►

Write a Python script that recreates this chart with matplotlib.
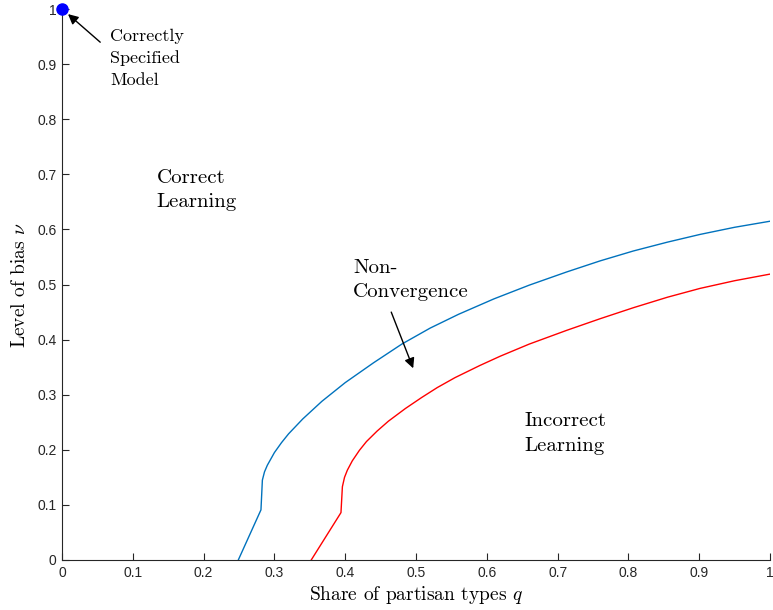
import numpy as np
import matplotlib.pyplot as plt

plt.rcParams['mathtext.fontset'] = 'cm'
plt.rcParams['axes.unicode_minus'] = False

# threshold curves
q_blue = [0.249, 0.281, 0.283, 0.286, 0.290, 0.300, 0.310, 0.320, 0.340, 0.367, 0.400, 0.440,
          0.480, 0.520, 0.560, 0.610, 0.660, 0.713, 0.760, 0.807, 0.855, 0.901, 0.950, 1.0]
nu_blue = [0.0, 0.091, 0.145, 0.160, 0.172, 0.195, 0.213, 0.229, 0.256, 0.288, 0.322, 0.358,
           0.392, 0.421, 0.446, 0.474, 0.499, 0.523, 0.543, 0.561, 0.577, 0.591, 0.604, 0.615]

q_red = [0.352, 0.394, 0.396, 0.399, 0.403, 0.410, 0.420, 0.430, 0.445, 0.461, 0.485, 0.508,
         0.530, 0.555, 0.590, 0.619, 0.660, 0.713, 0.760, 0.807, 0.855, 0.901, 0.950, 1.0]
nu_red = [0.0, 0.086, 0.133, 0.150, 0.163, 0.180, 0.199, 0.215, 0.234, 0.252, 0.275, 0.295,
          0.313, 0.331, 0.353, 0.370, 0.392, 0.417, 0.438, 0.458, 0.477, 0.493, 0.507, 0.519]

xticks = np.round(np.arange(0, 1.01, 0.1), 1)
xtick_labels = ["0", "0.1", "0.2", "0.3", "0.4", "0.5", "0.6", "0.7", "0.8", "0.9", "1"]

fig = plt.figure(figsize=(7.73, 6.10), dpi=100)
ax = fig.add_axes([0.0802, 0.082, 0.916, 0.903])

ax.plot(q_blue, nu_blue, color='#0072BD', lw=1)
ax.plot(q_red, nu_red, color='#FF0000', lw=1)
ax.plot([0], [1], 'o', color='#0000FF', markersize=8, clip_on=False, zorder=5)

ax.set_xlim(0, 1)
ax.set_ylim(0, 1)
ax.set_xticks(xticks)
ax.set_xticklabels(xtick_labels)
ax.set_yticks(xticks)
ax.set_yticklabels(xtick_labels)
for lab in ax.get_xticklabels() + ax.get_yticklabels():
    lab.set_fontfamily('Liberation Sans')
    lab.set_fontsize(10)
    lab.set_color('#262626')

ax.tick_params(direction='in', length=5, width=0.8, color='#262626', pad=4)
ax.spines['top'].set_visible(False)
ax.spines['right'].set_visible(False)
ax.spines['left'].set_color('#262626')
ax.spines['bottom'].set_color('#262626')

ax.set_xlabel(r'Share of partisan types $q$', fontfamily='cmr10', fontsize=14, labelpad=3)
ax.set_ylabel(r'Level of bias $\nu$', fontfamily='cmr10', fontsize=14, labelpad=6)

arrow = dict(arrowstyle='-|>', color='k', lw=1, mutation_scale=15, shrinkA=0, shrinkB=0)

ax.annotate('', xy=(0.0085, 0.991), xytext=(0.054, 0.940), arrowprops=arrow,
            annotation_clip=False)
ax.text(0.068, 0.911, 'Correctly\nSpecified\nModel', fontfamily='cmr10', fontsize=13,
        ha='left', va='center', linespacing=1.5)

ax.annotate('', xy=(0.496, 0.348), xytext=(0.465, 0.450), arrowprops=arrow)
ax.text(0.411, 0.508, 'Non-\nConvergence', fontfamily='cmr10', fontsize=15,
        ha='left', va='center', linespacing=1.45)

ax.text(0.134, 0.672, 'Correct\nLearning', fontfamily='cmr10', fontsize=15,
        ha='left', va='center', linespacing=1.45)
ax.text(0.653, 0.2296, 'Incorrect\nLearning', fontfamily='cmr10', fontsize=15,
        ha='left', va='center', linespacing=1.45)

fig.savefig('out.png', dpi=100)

◄

Task statement:
Set down again, exactly, the lines of the material above from its first line to the one with "markersize=8, clip_on=False, zorder=5)", inclusive. Leave the pictures out.

Complete output:
Write a Python script that recreates this chart with matplotlib.
import numpy as np
import matplotlib.pyplot as plt

plt.rcParams['mathtext.fontset'] = 'cm'
plt.rcParams['axes.unicode_minus'] = False

# threshold curves
q_blue = [0.249, 0.281, 0.283, 0.286, 0.290, 0.300, 0.310, 0.320, 0.340, 0.367, 0.400, 0.440,
          0.480, 0.520, 0.560, 0.610, 0.660, 0.713, 0.760, 0.807, 0.855, 0.901, 0.950, 1.0]
nu_blue = [0.0, 0.091, 0.145, 0.160, 0.172, 0.195, 0.213, 0.229, 0.256, 0.288, 0.322, 0.358,
           0.392, 0.421, 0.446, 0.474, 0.499, 0.523, 0.543, 0.561, 0.577, 0.591, 0.604, 0.615]

q_red = [0.352, 0.394, 0.396, 0.399, 0.403, 0.410, 0.420, 0.430, 0.445, 0.461, 0.485, 0.508,
         0.530, 0.555, 0.590, 0.619, 0.660, 0.713, 0.760, 0.807, 0.855, 0.901, 0.950, 1.0]
nu_red = [0.0, 0.086, 0.133, 0.150, 0.163, 0.180, 0.199, 0.215, 0.234, 0.252, 0.275, 0.295,
          0.313, 0.331, 0.353, 0.370, 0.392, 0.417, 0.438, 0.458, 0.477, 0.493, 0.507, 0.519]

xticks = np.round(np.arange(0, 1.01, 0.1), 1)
xtick_labels = ["0", "0.1", "0.2", "0.3", "0.4", "0.5", "0.6", "0.7", "0.8", "0.9", "1"]

fig = plt.figure(figsize=(7.73, 6.10), dpi=100)
ax = fig.add_axes([0.0802, 0.082, 0.916, 0.903])

ax.plot(q_blue, nu_blue, color='#0072BD', lw=1)
ax.plot(q_red, nu_red, color='#FF0000', lw=1)
ax.plot([0], [1], 'o', color='#0000FF', markersize=8, clip_on=False, zorder=5)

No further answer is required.